* begin GIVEN INFORMATION *
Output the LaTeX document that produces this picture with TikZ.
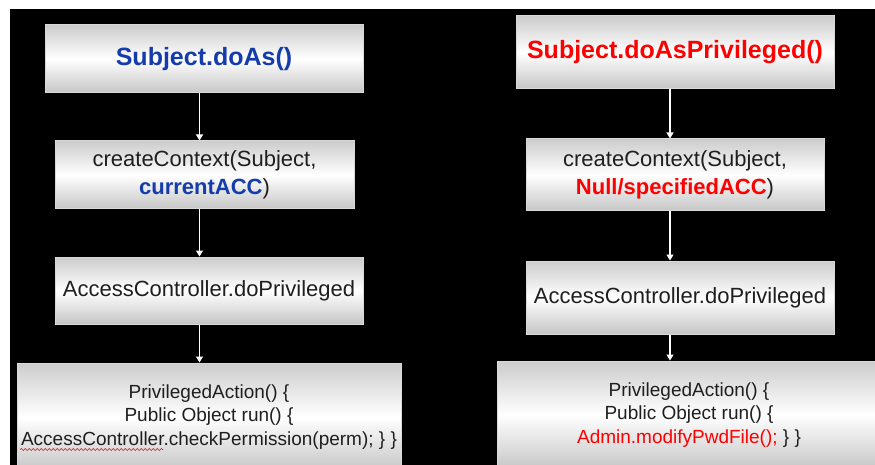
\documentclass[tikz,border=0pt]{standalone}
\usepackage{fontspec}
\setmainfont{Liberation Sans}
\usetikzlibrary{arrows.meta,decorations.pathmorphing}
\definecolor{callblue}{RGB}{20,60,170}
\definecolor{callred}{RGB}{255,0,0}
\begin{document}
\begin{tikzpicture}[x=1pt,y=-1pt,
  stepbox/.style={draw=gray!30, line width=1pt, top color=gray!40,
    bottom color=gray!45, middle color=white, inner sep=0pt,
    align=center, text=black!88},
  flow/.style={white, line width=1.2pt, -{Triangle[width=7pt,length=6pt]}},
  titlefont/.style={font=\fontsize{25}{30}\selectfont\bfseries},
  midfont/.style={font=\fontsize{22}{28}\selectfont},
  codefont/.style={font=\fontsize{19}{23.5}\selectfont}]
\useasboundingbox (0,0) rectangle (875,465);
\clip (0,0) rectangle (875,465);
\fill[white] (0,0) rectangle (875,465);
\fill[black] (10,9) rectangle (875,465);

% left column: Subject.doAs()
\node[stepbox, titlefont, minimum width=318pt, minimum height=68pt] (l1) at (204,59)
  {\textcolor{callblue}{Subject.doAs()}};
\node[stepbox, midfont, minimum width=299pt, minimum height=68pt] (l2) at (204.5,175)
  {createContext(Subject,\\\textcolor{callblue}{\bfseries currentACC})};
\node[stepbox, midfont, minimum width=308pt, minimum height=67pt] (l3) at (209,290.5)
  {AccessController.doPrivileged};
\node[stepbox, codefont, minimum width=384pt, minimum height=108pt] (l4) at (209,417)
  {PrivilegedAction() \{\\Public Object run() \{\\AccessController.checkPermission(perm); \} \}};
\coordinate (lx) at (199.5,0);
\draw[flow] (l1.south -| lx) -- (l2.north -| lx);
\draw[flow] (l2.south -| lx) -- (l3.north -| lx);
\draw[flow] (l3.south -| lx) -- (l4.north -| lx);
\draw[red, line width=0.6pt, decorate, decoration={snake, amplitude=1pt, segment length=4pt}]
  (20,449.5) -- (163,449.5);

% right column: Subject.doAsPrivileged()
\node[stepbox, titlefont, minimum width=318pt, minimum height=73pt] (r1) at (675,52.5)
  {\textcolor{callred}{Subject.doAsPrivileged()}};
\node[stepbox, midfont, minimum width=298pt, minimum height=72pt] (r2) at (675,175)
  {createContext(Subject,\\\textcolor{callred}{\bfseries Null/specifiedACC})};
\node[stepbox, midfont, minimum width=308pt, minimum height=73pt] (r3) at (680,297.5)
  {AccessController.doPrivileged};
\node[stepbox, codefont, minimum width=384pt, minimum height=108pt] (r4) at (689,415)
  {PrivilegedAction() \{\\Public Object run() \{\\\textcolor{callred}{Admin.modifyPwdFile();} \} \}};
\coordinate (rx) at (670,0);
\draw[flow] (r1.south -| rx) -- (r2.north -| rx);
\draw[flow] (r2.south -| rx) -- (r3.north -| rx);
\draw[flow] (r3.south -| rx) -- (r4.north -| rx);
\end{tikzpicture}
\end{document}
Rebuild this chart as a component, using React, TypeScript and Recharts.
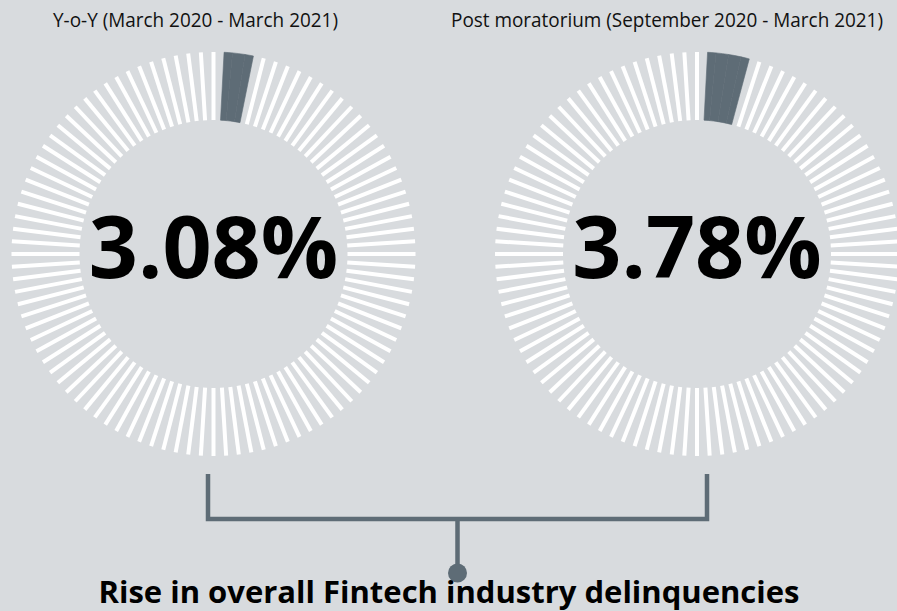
* end GIVEN INFORMATION *
### TASK GOAL
Without the pictures, write out every entry precisely as it appears.

### ANSWER TO THE TASK
Output the LaTeX document that produces this picture with TikZ.
\documentclass[tikz,border=0pt]{standalone}
\usepackage{fontspec}
\setmainfont{Liberation Sans}
\usetikzlibrary{arrows.meta,decorations.pathmorphing}
\definecolor{callblue}{RGB}{20,60,170}
\definecolor{callred}{RGB}{255,0,0}
\begin{document}
\begin{tikzpicture}[x=1pt,y=-1pt,
  stepbox/.style={draw=gray!30, line width=1pt, top color=gray!40,
    bottom color=gray!45, middle color=white, inner sep=0pt,
    align=center, text=black!88},
  flow/.style={white, line width=1.2pt, -{Triangle[width=7pt,length=6pt]}},
  titlefont/.style={font=\fontsize{25}{30}\selectfont\bfseries},
  midfont/.style={font=\fontsize{22}{28}\selectfont},
  codefont/.style={font=\fontsize{19}{23.5}\selectfont}]
\useasboundingbox (0,0) rectangle (875,465);
\clip (0,0) rectangle (875,465);
\fill[white] (0,0) rectangle (875,465);
\fill[black] (10,9) rectangle (875,465);

% left column: Subject.doAs()
\node[stepbox, titlefont, minimum width=318pt, minimum height=68pt] (l1) at (204,59)
  {\textcolor{callblue}{Subject.doAs()}};
\node[stepbox, midfont, minimum width=299pt, minimum height=68pt] (l2) at (204.5,175)
  {createContext(Subject,\\\textcolor{callblue}{\bfseries currentACC})};
\node[stepbox, midfont, minimum width=308pt, minimum height=67pt] (l3) at (209,290.5)
  {AccessController.doPrivileged};
\node[stepbox, codefont, minimum width=384pt, minimum height=108pt] (l4) at (209,417)
  {PrivilegedAction() \{\\Public Object run() \{\\AccessController.checkPermission(perm); \} \}};
\coordinate (lx) at (199.5,0);
\draw[flow] (l1.south -| lx) -- (l2.north -| lx);
\draw[flow] (l2.south -| lx) -- (l3.north -| lx);
\draw[flow] (l3.south -| lx) -- (l4.north -| lx);
\draw[red, line width=0.6pt, decorate, decoration={snake, amplitude=1pt, segment length=4pt}]
  (20,449.5) -- (163,449.5);

% right column: Subject.doAsPrivileged()
\node[stepbox, titlefont, minimum width=318pt, minimum height=73pt] (r1) at (675,52.5)
  {\textcolor{callred}{Subject.doAsPrivileged()}};
\node[stepbox, midfont, minimum width=298pt, minimum height=72pt] (r2) at (675,175)
  {createContext(Subject,\\\textcolor{callred}{\bfseries Null/specifiedACC})};
\node[stepbox, midfont, minimum width=308pt, minimum height=73pt] (r3) at (680,297.5)
  {AccessController.doPrivileged};
\node[stepbox, codefont, minimum width=384pt, minimum height=108pt] (r4) at (689,415)
  {PrivilegedAction() \{\\Public Object run() \{\\\textcolor{callred}{Admin.modifyPwdFile();} \} \}};
\coordinate (rx) at (670,0);
\draw[flow] (r1.south -| rx) -- (r2.north -| rx);
\draw[flow] (r2.south -| rx) -- (r3.north -| rx);
\draw[flow] (r3.south -| rx) -- (r4.north -| rx);
\end{tikzpicture}
\end{document}
Rebuild this chart as a component, using React, TypeScript and Recharts.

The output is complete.